Over the weekend, assemblies were organised across the country by the party’s Bolivar Chavez Battle Units (UBCH), made up of local party branches, as well as by the Great Patriotic Pole (GPP) – a leftwing coalition of the country’s social and popular movements. Each assembly was tasked with selecting a total of 4 candidates from the more than 45,000 national aspirants who came forward.
So far, 79,48% of the nominations have been audited with results showing a provisional total of 7,900 candidates who will stand at the party’s internal elections. The number is expected to rise to nearly 10,000 once all of the nominations are audited. The remaining 20% of candidates come from isolated rural zones meaning that there will be a short delay in the registration of their candidacies.
“I just received a report on the UBCH’s candidate selection assemblies, an excellent day for protagonistic and sovereign democracy. Congratulations!” tweeted Venezuelan President and leader of the PSUV, Nicolas Maduro, who also emphasised that the process was designed to ensure that it is the “people” who are elected to Parliament.
A Women’s Victory
The results of the election have been lauded as a victory for feminism in the Venezuelan press, after initial analysis showed that 60% of the final nominations are women.
“Of the 7,938 identity cards, 32% are women over the age of 30 and 28% are women under the age of 30. Men represent 40% and we don’t have a problem with that because we are feminists,” explained the President of the National Assembly, Diosdado Cabello.
The high number of women and young candidates has been attributed to the introduction of gender and youth representation quotas, proposed by the party’s most recent National Youth Congress and this year’s Venezuelan Women’s Congress.
According to the quotas, the four candidates selected by the assembly must include a man and a woman over the age of thirty, as well as a man and woman between the ages of 21-30.
For many party militants, the quota is an important recognition of the work being carried out by women, who make up the principle rank and file of the Bolivarian revolution.
The selected legislator hopefuls will now prepare for June’s party elections. If successful, they will face the public vote later on this year in a bid to take up one of the 165 seats at Venezuela’s legislative branch of government, the National Assembly. They will compete against opposition candidates, mostly grouped under the Roundtable of Democratic Unity (MUD) coalition.
The MUD held its initial selection process across 38 constituencies out of a total of 87 earlier in March. It decided not to adopt the gender quota recommended by the Venezuelan Women’s Congress or a policy on youth representation.
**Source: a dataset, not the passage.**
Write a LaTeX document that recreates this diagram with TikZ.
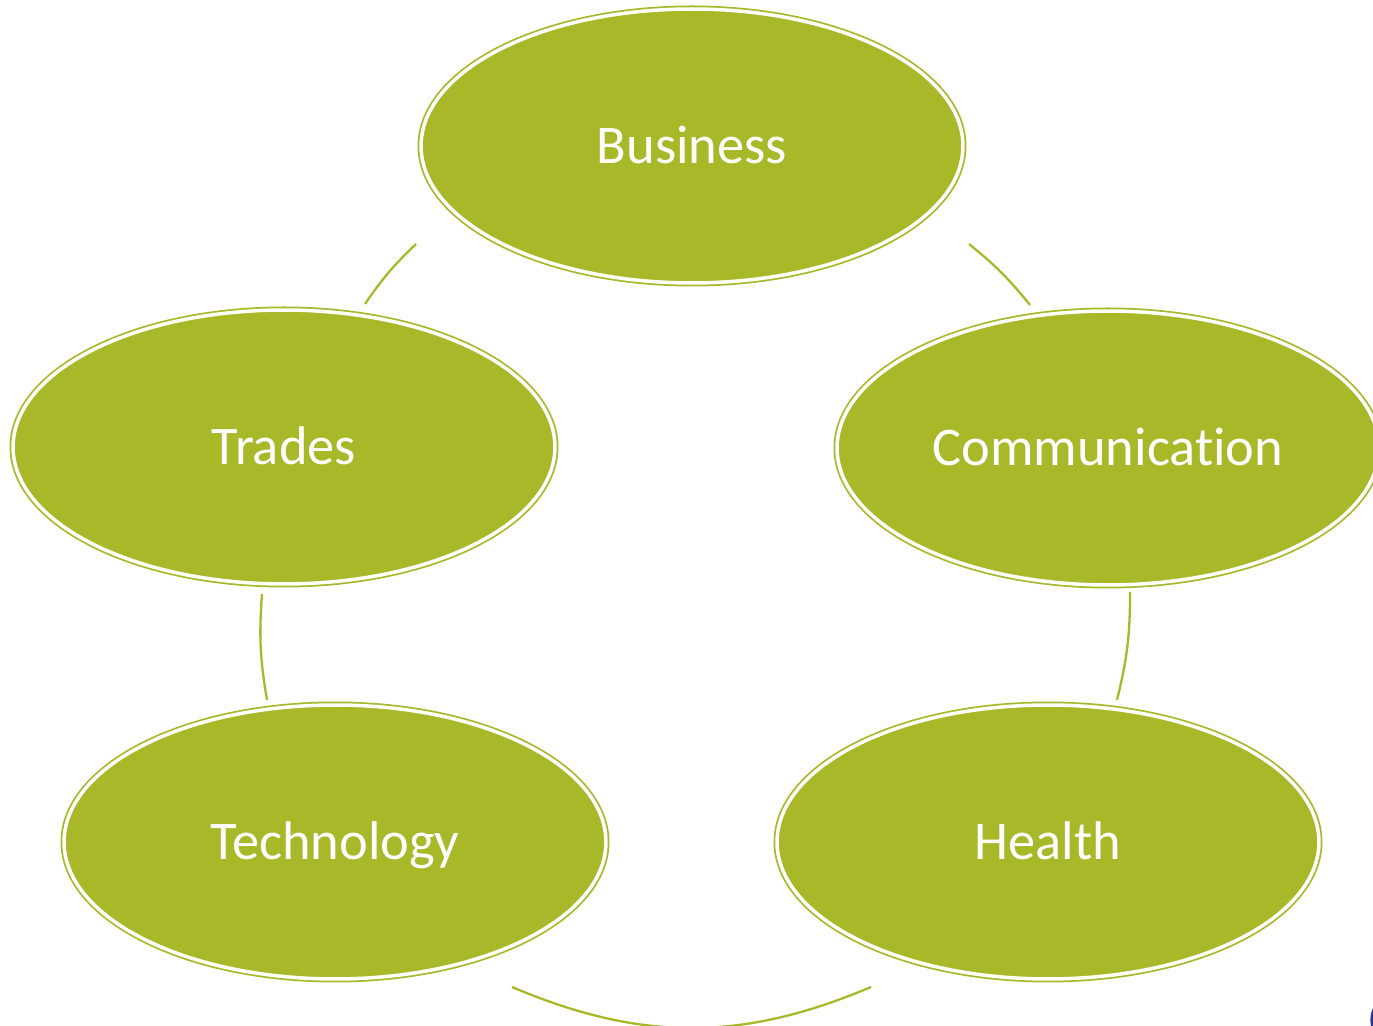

The coalition caused controversy at the time for charging candidates 150,000 Bolivars to stand – a price approximately 25 times the national minimum wage in Venezuela.
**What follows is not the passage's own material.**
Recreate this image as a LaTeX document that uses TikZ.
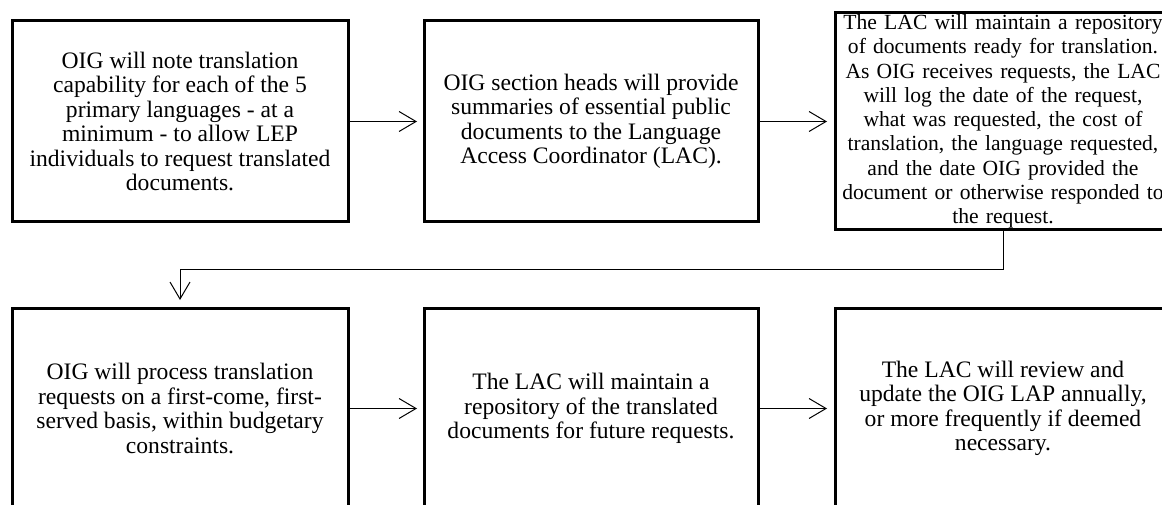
\documentclass[tikz,border=0pt]{standalone}
\usepackage{fontspec}
\setmainfont{Liberation Serif}
\usetikzlibrary{arrows.meta}
\begin{document}
\begin{tikzpicture}[x=1pt,y=-1pt,
  stepbox/.style={draw, line width=3pt, inner sep=0pt, outer sep=0pt,
    align=center, font=\fontsize{23.6}{24.4}\selectfont,
    minimum width=336pt, minimum height=201pt},
  densebox/.style={stepbox, font=\fontsize{21.6}{24.3}\selectfont,
    text width=330pt, minimum height=217pt},
  flow/.style={line width=1pt, -{Straight Barb[length=17pt,width=20pt,line width=1pt]}}
]
\useasboundingbox (0,0) rectangle (1162,505);
\clip (0,0) rectangle (1162,505);

% top row
\node[stepbox] (b1) at (180,121.5) {OIG will note translation\\capability for each of the 5\\primary languages - at a\\minimum - to allow LEP\\individuals to request translated\\documents.};
\node[stepbox, minimum width=334pt] (b2) at (591,121.5) {OIG section heads will provide\\summaries of essential public\\documents to the Language\\Access Coordinator (LAC).};
\node[densebox] (b3) at (1003,121.5) {The LAC will maintain a repository\\of documents ready for translation.\\As OIG receives requests, the LAC\\will log the date of the request,\\what was requested, the cost of\\translation, the language requested,\\and the date OIG provided the\\document or otherwise responded to\\the request.};

% bottom row
\node[stepbox] (b4) at (180,408.5) {OIG will process translation\\requests on a first-come, first-\\served basis, within budgetary\\constraints.};
\node[stepbox, minimum width=334pt] (b5) at (591,408.5) {The LAC will maintain a\\repository of the translated\\documents for future requests.};
\node[stepbox] (b6) at (1003,408.5) {The LAC will review and\\update the OIG LAP annually,\\or more frequently if deemed\\necessary.};

% connectors
\draw[flow, shorten >=7pt] (b1.east) -- (b2.west);
\draw[flow, shorten >=8pt] (b2.east) -- (b3.west);
\coordinate (turn) at (1003,269);
\draw[flow, shorten >=8pt] (b3.south) -- (turn) -| (b4.north);
\draw[flow, shorten >=7pt] (b4.east) -- (b5.west);
\draw[flow, shorten >=8pt] (b5.east) -- (b6.west);
\end{tikzpicture}
\end{document}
The MUD’s internal primary elections for National Assembly candidates will be held on May 17th.
In the following interview, PSUV candidate Edwin Velasquez “El Bachi,” speaks to Venezuelanalysis on the elections and the political evolution inside the party.
As a longtime 29 year old youth activist in the Caricuao district of Caracas, Velasquez is the youngest candidate to have been nominated in the history of this constituency (made up of the Caricuao, Macarao, Antimano, la Vega and Paraiso sectors in Caracas)
“I think what took place on Sunday is extremely important. Our party has evolved. We have undertaken a dialectical analysis of our reality and saw two important and powerful factors that we cannot omit if we want to consolidate our project. Firstly, to take into account the role of women in the Bolivarian Revolution, and secondly, the role of the youth in guaranteeing the continuity of the Bolivarian Revolution.
In terms of the first factor, women have demonstrated en mass that they are at the helm of popular organisation in communal councils and communes, as well as in the UBCH and the CLP (Circles of People’s Struggle). It is women who have built this revolution, at great pains, to love it, defend it and educate it. This is only natural in an anti-patriarcal revolution.
In terms of the second point, we can say that the only guarantee that the revolution will continue and that we will not return to the past lies in our youth. Only by forming our youth through the experiences and spaces of political work can we safeguard this revolution. We are guaranteeing that in the future, we will have great men and women with experience and wide political and ideological education.
We should also point out that there is no other party in Venezuela doing what we did on Sunday. It takes a high level of organisation to call on the party militancy to carry out 13,000 assemblies of the UBCH simultaneously across the country, resulting in more than 7000 candidates.
The opposition primaries only resulted in 120 candidates in just a few constituencies across the country. We have called on all of our militants to come forward to be nominated and to nominate themselves. We have no problem with this, we believe in the consciousness of the people and we trust in our comrades. Now that we have our pre-candidates, we will move ahead to a clean election process, where we won’t be burning up our electoral books [a reference to when the Venezuelan opposition burnt their electoral records in their 2010 primaries], on the contrary, we will show them publicly as an example and historical testimony to the world of what is happening in Venezuela.
Through this process we have witnessed the emergence of extremely recognised community, student and worker leaders. It’s wonderful to see our high up leadership; regional leaders and even ministers and parliamentary delegates, participating in the assemblies alongside young people, ordinary working class women and men, community leaders and student cadres, who all have the same time and space for their speeches. The people listen to everybody and everybody decides. Democracy is our truth and that’s why it is our greatest victory.”